### To do
Take every line where the string "script" appears and copy it.

---- Supplied data

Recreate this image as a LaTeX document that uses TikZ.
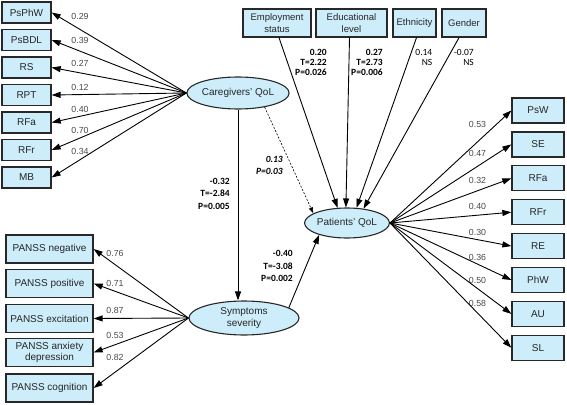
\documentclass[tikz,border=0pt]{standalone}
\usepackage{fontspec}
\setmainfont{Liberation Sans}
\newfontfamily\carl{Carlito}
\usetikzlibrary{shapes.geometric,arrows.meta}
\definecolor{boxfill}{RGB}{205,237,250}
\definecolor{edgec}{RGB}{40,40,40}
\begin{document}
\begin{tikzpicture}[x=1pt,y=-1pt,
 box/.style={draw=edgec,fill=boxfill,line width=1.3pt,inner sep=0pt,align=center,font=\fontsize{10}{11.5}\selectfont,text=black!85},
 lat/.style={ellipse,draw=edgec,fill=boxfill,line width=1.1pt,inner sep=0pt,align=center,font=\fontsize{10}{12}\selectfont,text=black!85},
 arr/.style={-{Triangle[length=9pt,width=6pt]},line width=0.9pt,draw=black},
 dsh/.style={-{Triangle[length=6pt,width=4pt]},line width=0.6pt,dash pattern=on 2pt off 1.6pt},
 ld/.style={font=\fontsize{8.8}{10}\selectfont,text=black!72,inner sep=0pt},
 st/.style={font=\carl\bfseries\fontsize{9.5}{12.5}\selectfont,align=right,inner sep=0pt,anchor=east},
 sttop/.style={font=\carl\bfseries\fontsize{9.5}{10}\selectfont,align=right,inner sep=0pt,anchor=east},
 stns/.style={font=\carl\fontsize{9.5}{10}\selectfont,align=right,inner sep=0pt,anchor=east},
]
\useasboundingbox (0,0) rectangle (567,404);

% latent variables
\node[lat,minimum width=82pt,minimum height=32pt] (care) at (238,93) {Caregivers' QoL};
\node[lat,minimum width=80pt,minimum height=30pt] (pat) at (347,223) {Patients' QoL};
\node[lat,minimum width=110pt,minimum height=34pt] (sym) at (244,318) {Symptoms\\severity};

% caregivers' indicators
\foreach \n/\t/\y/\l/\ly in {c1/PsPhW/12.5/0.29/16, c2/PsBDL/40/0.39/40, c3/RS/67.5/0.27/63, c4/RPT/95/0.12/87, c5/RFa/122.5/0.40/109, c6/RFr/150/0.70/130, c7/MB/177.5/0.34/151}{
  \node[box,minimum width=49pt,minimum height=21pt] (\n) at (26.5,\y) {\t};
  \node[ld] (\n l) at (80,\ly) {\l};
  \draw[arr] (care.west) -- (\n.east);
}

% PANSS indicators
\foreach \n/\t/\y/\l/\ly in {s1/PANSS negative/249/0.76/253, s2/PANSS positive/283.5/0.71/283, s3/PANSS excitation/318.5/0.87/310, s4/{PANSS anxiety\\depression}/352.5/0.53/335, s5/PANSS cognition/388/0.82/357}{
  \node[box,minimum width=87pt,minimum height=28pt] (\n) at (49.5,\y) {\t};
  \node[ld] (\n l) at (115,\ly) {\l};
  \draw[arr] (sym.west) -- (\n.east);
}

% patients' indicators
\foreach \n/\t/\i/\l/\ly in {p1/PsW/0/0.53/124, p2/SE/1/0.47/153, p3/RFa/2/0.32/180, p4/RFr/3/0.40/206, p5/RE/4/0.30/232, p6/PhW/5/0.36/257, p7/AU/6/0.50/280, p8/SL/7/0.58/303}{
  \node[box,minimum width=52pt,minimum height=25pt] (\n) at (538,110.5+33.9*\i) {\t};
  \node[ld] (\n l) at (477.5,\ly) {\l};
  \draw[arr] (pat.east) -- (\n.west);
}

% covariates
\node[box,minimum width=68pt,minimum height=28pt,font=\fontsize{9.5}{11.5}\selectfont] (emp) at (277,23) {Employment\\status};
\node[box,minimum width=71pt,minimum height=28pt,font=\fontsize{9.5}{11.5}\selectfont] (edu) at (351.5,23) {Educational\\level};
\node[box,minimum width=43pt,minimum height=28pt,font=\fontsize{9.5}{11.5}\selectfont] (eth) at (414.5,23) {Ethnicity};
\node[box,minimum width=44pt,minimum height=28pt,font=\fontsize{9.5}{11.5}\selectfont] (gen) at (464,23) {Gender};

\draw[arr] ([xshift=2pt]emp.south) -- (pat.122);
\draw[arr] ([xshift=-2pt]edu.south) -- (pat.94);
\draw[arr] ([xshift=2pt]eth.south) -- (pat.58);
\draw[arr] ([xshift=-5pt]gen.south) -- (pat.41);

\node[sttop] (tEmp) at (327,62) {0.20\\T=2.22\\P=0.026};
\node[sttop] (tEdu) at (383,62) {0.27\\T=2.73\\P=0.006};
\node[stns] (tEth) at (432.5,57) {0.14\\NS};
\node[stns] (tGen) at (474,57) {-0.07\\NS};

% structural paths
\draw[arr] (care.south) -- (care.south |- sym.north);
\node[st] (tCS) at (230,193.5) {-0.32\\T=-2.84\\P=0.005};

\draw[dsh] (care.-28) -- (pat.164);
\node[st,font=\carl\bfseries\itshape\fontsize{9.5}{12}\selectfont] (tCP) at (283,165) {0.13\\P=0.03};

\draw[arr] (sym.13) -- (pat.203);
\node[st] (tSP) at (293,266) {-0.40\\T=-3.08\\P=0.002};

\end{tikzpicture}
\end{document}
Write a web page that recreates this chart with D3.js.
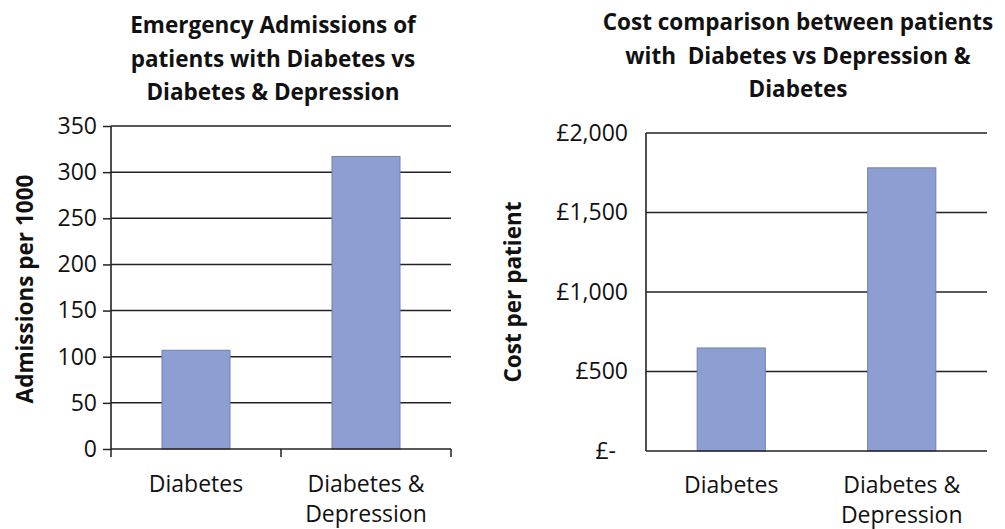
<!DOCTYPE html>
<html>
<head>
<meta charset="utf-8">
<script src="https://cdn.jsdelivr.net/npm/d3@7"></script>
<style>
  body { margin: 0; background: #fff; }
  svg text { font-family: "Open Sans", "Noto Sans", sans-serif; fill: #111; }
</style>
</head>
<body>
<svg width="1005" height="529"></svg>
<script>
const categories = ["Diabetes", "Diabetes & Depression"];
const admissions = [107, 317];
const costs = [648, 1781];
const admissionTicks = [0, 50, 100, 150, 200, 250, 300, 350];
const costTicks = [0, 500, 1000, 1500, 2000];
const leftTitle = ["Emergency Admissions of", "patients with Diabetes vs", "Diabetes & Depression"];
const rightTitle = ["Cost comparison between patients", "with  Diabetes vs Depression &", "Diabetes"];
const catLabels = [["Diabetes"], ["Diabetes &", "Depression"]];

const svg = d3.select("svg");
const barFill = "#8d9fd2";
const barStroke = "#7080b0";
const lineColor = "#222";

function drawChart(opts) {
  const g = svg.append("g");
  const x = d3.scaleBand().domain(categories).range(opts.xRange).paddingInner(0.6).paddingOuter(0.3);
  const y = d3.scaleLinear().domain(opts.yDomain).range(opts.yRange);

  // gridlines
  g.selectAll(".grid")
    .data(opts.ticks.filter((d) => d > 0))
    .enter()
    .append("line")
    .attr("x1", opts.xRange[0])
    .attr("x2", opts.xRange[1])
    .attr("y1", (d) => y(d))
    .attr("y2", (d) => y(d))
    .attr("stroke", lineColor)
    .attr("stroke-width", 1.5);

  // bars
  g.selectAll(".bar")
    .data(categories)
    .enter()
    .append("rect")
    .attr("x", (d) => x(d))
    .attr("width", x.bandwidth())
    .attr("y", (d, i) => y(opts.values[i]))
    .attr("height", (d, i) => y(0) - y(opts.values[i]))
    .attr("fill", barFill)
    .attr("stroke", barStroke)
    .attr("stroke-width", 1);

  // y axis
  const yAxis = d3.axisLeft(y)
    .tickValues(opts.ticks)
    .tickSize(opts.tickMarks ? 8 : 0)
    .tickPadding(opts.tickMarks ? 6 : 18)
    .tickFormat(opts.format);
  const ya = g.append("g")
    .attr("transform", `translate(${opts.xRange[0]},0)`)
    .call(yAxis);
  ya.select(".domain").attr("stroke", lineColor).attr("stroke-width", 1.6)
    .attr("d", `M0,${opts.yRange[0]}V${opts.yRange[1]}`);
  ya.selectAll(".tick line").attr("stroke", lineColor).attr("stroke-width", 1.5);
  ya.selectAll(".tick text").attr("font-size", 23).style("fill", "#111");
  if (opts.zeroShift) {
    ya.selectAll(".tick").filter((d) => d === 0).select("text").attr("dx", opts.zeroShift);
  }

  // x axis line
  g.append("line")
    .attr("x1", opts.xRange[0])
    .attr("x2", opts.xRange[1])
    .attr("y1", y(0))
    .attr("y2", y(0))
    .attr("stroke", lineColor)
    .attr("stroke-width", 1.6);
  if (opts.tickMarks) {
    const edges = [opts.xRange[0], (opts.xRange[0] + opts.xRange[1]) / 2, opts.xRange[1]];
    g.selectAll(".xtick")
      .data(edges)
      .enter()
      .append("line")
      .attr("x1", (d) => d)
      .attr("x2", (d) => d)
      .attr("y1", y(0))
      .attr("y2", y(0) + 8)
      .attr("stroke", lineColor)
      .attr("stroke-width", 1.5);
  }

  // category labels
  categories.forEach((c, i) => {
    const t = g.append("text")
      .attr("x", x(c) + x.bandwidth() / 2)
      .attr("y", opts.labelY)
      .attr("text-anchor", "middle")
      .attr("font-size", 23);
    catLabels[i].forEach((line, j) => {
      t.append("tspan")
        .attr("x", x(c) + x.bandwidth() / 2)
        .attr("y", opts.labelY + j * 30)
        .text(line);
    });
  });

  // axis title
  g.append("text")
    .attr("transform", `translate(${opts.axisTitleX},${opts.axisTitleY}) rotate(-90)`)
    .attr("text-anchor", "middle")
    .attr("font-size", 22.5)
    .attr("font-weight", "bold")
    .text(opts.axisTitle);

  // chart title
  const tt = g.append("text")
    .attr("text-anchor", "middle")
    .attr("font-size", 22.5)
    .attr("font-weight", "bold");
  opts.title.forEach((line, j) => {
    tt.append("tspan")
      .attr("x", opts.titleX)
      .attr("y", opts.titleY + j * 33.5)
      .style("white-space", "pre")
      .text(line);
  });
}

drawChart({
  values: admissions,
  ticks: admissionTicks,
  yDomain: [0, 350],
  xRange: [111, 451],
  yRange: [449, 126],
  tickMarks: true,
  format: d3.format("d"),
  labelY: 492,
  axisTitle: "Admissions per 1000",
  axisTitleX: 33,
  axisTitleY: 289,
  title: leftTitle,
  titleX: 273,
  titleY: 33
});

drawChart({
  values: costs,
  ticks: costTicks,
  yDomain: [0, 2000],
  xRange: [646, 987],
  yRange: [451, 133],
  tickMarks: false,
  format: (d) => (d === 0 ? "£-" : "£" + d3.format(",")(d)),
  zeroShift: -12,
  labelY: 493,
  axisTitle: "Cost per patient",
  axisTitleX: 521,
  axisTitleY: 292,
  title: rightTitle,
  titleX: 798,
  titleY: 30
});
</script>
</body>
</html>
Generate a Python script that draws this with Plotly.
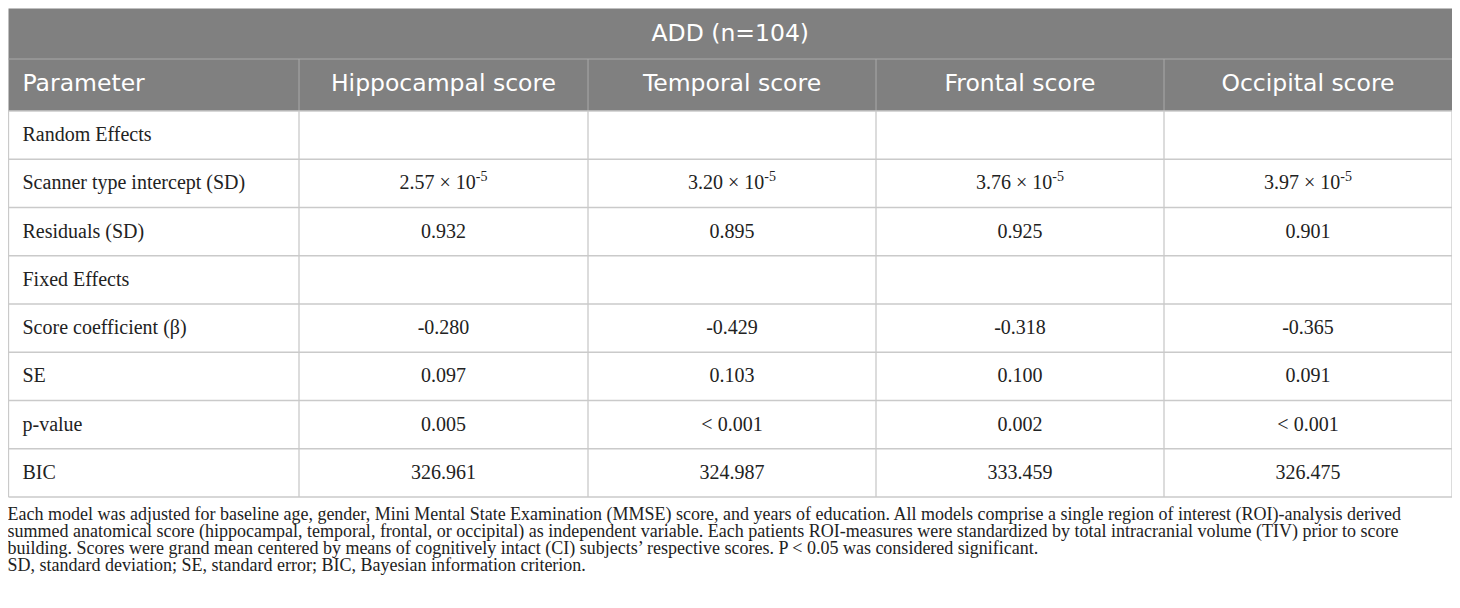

--------

### Exercise response
<script src="https://cdn.jsdelivr.net/npm/d3@7"></script>
<script>
</script>
Generate a Python script that draws this with Plotly.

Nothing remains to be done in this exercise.